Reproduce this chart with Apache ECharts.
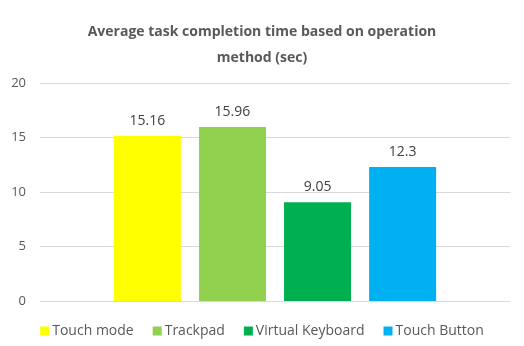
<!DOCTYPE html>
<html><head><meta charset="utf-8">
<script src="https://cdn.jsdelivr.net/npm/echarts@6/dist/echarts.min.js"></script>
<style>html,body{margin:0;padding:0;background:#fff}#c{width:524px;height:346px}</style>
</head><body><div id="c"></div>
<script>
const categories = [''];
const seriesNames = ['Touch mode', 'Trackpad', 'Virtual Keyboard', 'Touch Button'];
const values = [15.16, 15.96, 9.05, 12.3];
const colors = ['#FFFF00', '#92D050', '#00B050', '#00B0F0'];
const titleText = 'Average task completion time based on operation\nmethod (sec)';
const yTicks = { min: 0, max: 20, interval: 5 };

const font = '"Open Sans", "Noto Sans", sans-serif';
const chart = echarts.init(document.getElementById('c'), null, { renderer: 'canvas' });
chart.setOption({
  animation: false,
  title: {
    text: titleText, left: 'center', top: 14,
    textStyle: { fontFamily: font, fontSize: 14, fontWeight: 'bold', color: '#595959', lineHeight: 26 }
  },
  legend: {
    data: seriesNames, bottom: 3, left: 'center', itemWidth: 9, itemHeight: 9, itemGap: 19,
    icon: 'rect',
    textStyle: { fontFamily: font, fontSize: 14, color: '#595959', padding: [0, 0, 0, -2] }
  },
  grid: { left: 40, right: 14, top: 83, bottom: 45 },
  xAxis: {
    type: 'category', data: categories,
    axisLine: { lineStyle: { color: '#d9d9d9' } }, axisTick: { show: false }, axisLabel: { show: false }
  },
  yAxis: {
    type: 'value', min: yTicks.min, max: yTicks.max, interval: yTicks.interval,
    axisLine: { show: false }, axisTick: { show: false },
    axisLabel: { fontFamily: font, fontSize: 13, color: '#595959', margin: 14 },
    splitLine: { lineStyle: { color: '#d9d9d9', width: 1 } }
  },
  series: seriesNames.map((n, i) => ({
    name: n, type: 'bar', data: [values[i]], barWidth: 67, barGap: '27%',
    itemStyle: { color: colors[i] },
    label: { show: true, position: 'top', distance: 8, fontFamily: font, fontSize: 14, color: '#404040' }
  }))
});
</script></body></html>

▶ _Work to complete_
Leave the images out and output the remaining material exactly as it stands.

▶ _Expected output_
Reproduce this chart with Apache ECharts.
<!DOCTYPE html>
<html><head><meta charset="utf-8">
<script src="https://cdn.jsdelivr.net/npm/echarts@6/dist/echarts.min.js"></script>
<style>html,body{margin:0;padding:0;background:#fff}#c{width:524px;height:346px}</style>
</head><body><div id="c"></div>
<script>
const categories = [''];
const seriesNames = ['Touch mode', 'Trackpad', 'Virtual Keyboard', 'Touch Button'];
const values = [15.16, 15.96, 9.05, 12.3];
const colors = ['#FFFF00', '#92D050', '#00B050', '#00B0F0'];
const titleText = 'Average task completion time based on operation\nmethod (sec)';
const yTicks = { min: 0, max: 20, interval: 5 };

const font = '"Open Sans", "Noto Sans", sans-serif';
const chart = echarts.init(document.getElementById('c'), null, { renderer: 'canvas' });
chart.setOption({
  animation: false,
  title: {
    text: titleText, left: 'center', top: 14,
    textStyle: { fontFamily: font, fontSize: 14, fontWeight: 'bold', color: '#595959', lineHeight: 26 }
  },
  legend: {
    data: seriesNames, bottom: 3, left: 'center', itemWidth: 9, itemHeight: 9, itemGap: 19,
    icon: 'rect',
    textStyle: { fontFamily: font, fontSize: 14, color: '#595959', padding: [0, 0, 0, -2] }
  },
  grid: { left: 40, right: 14, top: 83, bottom: 45 },
  xAxis: {
    type: 'category', data: categories,
    axisLine: { lineStyle: { color: '#d9d9d9' } }, axisTick: { show: false }, axisLabel: { show: false }
  },
  yAxis: {
    type: 'value', min: yTicks.min, max: yTicks.max, interval: yTicks.interval,
    axisLine: { show: false }, axisTick: { show: false },
    axisLabel: { fontFamily: font, fontSize: 13, color: '#595959', margin: 14 },
    splitLine: { lineStyle: { color: '#d9d9d9', width: 1 } }
  },
  series: seriesNames.map((n, i) => ({
    name: n, type: 'bar', data: [values[i]], barWidth: 67, barGap: '27%',
    itemStyle: { color: colors[i] },
    label: { show: true, position: 'top', distance: 8, fontFamily: font, fontSize: 14, color: '#404040' }
  }))
});
</script></body></html>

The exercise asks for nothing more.